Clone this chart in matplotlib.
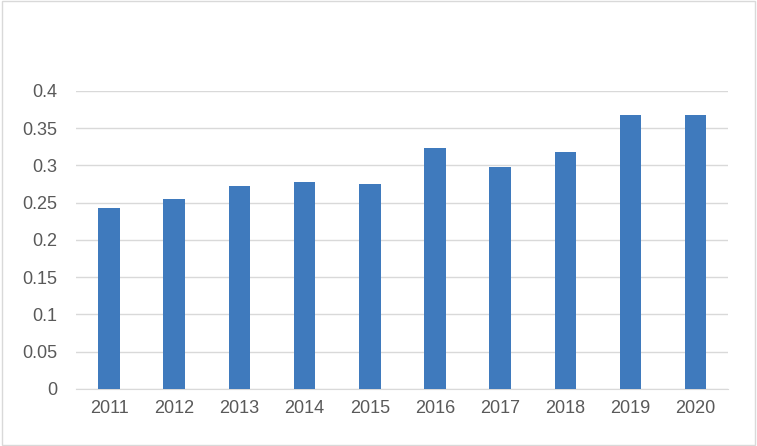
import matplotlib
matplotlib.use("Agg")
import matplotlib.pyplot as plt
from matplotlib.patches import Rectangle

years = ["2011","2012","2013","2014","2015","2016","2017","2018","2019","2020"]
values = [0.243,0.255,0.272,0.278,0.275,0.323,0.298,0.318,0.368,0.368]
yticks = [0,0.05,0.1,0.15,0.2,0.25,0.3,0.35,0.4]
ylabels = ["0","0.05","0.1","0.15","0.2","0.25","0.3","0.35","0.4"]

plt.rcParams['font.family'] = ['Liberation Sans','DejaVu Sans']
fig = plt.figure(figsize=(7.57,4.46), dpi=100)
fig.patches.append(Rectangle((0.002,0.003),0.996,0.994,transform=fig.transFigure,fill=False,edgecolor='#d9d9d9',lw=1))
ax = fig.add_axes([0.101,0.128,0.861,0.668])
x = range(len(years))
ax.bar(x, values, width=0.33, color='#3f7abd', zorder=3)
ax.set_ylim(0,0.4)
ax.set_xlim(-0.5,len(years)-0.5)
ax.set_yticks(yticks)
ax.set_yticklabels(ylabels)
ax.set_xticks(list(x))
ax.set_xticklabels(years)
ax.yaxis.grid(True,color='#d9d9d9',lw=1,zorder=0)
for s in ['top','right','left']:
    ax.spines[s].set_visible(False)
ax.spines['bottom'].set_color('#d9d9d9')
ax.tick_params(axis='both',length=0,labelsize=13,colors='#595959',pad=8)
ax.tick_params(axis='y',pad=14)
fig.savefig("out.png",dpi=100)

EXERCISE PROMPT
Reproduce every line above as written, skipping pictures.

ANSWER TO THE TASK
Clone this chart in matplotlib.
import matplotlib
matplotlib.use("Agg")
import matplotlib.pyplot as plt
from matplotlib.patches import Rectangle

years = ["2011","2012","2013","2014","2015","2016","2017","2018","2019","2020"]
values = [0.243,0.255,0.272,0.278,0.275,0.323,0.298,0.318,0.368,0.368]
yticks = [0,0.05,0.1,0.15,0.2,0.25,0.3,0.35,0.4]
ylabels = ["0","0.05","0.1","0.15","0.2","0.25","0.3","0.35","0.4"]

plt.rcParams['font.family'] = ['Liberation Sans','DejaVu Sans']
fig = plt.figure(figsize=(7.57,4.46), dpi=100)
fig.patches.append(Rectangle((0.002,0.003),0.996,0.994,transform=fig.transFigure,fill=False,edgecolor='#d9d9d9',lw=1))
ax = fig.add_axes([0.101,0.128,0.861,0.668])
x = range(len(years))
ax.bar(x, values, width=0.33, color='#3f7abd', zorder=3)
ax.set_ylim(0,0.4)
ax.set_xlim(-0.5,len(years)-0.5)
ax.set_yticks(yticks)
ax.set_yticklabels(ylabels)
ax.set_xticks(list(x))
ax.set_xticklabels(years)
ax.yaxis.grid(True,color='#d9d9d9',lw=1,zorder=0)
for s in ['top','right','left']:
    ax.spines[s].set_visible(False)
ax.spines['bottom'].set_color('#d9d9d9')
ax.tick_params(axis='both',length=0,labelsize=13,colors='#595959',pad=8)
ax.tick_params(axis='y',pad=14)
fig.savefig("out.png",dpi=100)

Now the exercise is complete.